Para descrever o papel mistificador da mídia nesses acontecimentos podemos recorrer ao que expressou um alto dirigente comunista, Pietro Secchia, por meio da sua coluna semanal no jornal “Rinascita”, em 1950.

“Não é de hoje - escrevia Secchia – que a imprensa é um poderoso instrumento do qual se serve a classe dominante para manter a sua ditadura. O grande capital não domina somente com a banca, os monopólios, o poder financeiro, os tribunais e a polícia, mas também com os meios quase ilimitados da sua propaganda e da corrupção ideológica. Jamais, porém, como hoje, a imoralidade da imprensa capitalista se manifestou de forma tão vulgar e abjeta. Houve um tempo, no início da Idade Moderna, até as revoluções do século 18, em que, como escreveu Lênin, a luta pela liberdade de imprensa tinha a sua grandeza porque era a palavra de ordem da democracia progressista em luta contra as monarquias absolutas, o feudalismo e a Igreja.

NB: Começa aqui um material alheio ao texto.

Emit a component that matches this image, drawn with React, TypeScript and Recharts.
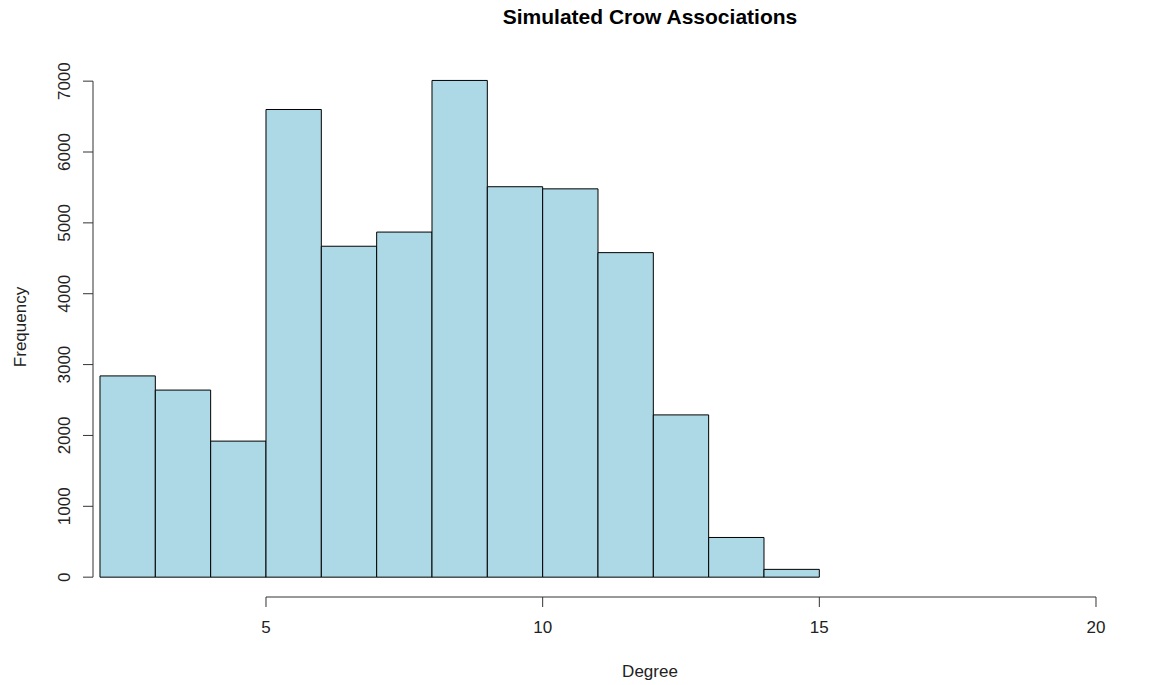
import React from 'react';
import { ComposedChart, Bar, XAxis, YAxis, ReferenceLine } from 'recharts';

// histogram bins (left edge of each unit-wide bin) and their counts
const binStarts = [2, 3, 4, 5, 6, 7, 8, 9, 10, 11, 12, 13, 14];
const counts = [2840, 2640, 1920, 6600, 4670, 4870, 7010, 5510, 5480, 4580, 2290, 560, 110];
const xTicks = [5, 10, 15, 20];
const yTicks = [0, 1000, 2000, 3000, 4000, 5000, 6000, 7000];

const data = binStarts.map((start, i) => ({ mid: start + 0.5, count: counts[i] }));

const WIDTH = 1161;
const HEIGHT = 685;
const FONT = '"Liberation Sans", Arial, sans-serif';

// R-style plot region: axis extends 4% beyond the data
const X_DOMAIN: [number, number] = [1.8735, 20.723];
const Y_DOMAIN: [number, number] = [-280, 7290];
const PLOT_LEFT = 93;
const PLOT_RIGHT = 1136;
const UNIT_PX = (PLOT_RIGHT - PLOT_LEFT) / (X_DOMAIN[1] - X_DOMAIN[0]);

const YTick = (props: any) => {
  const { x, y, payload } = props;
  return (
    <text
      x={x}
      y={y}
      transform={`rotate(-90 ${x} ${y})`}
      textAnchor="middle"
      fontSize={17}
      fill="#222"
    >
      {payload.value}
    </text>
  );
};

export default function App() {
  return (
    <div style={{ position: 'absolute', left: 0, top: 0, width: WIDTH, height: HEIGHT, fontFamily: FONT, background: '#fff' }}>
      <div
        style={{
          position: 'absolute',
          left: 0,
          width: 1300,
          top: 5,
          textAlign: 'center',
          fontWeight: 'bold',
          fontSize: 21,
          color: '#000',
        }}
      >
        Simulated Crow Associations
      </div>
      <ComposedChart
        width={WIDTH}
        height={HEIGHT}
        data={data}
        barCategoryGap={0}
        barGap={0}
        margin={{ top: 60.6, right: WIDTH - PLOT_RIGHT, bottom: 28, left: 0 }}
      >
        <XAxis
          dataKey="mid"
          type="number"
          domain={X_DOMAIN}
          allowDataOverflow
          ticks={xTicks}
          axisLine={false}
          tickLine={{ stroke: '#333' }}
          tickSize={10}
          tickMargin={14}
          tick={{ fontSize: 17, fill: '#222' }}
          height={60}
          label={{
            content: () => (
              <text x={650} y={677} textAnchor="middle" fontSize={17} fill="#222">
                Degree
              </text>
            ),
          }}
        />
        <YAxis
          type="number"
          domain={Y_DOMAIN}
          allowDataOverflow
          ticks={yTicks}
          axisLine={false}
          tickLine={{ stroke: '#333' }}
          tickSize={10}
          tickMargin={13}
          tick={<YTick />}
          width={PLOT_LEFT}
          label={{
            content: () => (
              <text
                x={26}
                y={327}
                transform="rotate(-90 26 327)"
                textAnchor="middle"
                fontSize={17}
                fill="#222"
              >
                Frequency
              </text>
            ),
          }}
        />
        {/* axis lines only span the tick range, like base R */}
        <ReferenceLine
          segment={[{ x: xTicks[0], y: Y_DOMAIN[0] }, { x: xTicks[xTicks.length - 1], y: Y_DOMAIN[0] }]}
          stroke="#333"
          ifOverflow="visible"
        />
        <ReferenceLine
          segment={[{ x: X_DOMAIN[0], y: yTicks[0] }, { x: X_DOMAIN[0], y: yTicks[yTicks.length - 1] }]}
          stroke="#333"
          ifOverflow="visible"
        />
        <Bar
          dataKey="count"
          fill="#ADD8E6"
          stroke="#000"
          strokeWidth={1}
          barSize={UNIT_PX - 0.01}
          isAnimationActive={false}
        />
      </ComposedChart>
    </div>
  );
}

Mas na fase da decadência do capitalismo a imprensa conservadora e reacionária perdeu todo o senso moral e todo o pudor. O jornalismo a serviço dos grupos imperialistas é uma forma corrente de prostituição. O capitalismo em putrefação tem necessidade de mentir continuamente. A realidade o acusa, por isso deve ser falsificada. A fábrica de mentiras se tornou uma arte, uma técnica e uma norma de vida”. 

As palavras de Pietro Secchia, que mantêm uma extraordinária atualidade, bastam por si sós para descrever o papel dos meios de informação, incluindo os chamados de esquerda, que continuam a manter o dístico de jornal comunista. 

São fruto de clara má fé as tolices de certa esquerda, que sem qualquer hesitação apoia as políticas imperialistas. Destaca-se sobre os demais o deputado Boccadutri, parlamentar do partido Socialismo e Liberdade (SEL) que no twitter se referiu a “um povo de jovens que enche as praças para pedir ingresso na UE”. Enquanto isso, o vice-presidente do Parlamento Europeu, Gianni Pittella (Partido Democrata), é autor de um sincero apelo: “Que a Europa escute o grito de liberdade e amor que vem de Kíev”. 

Certo, amor pelos dólares americanos e os euros alemães, além de pelo vulgar revanchismo de marca nazista.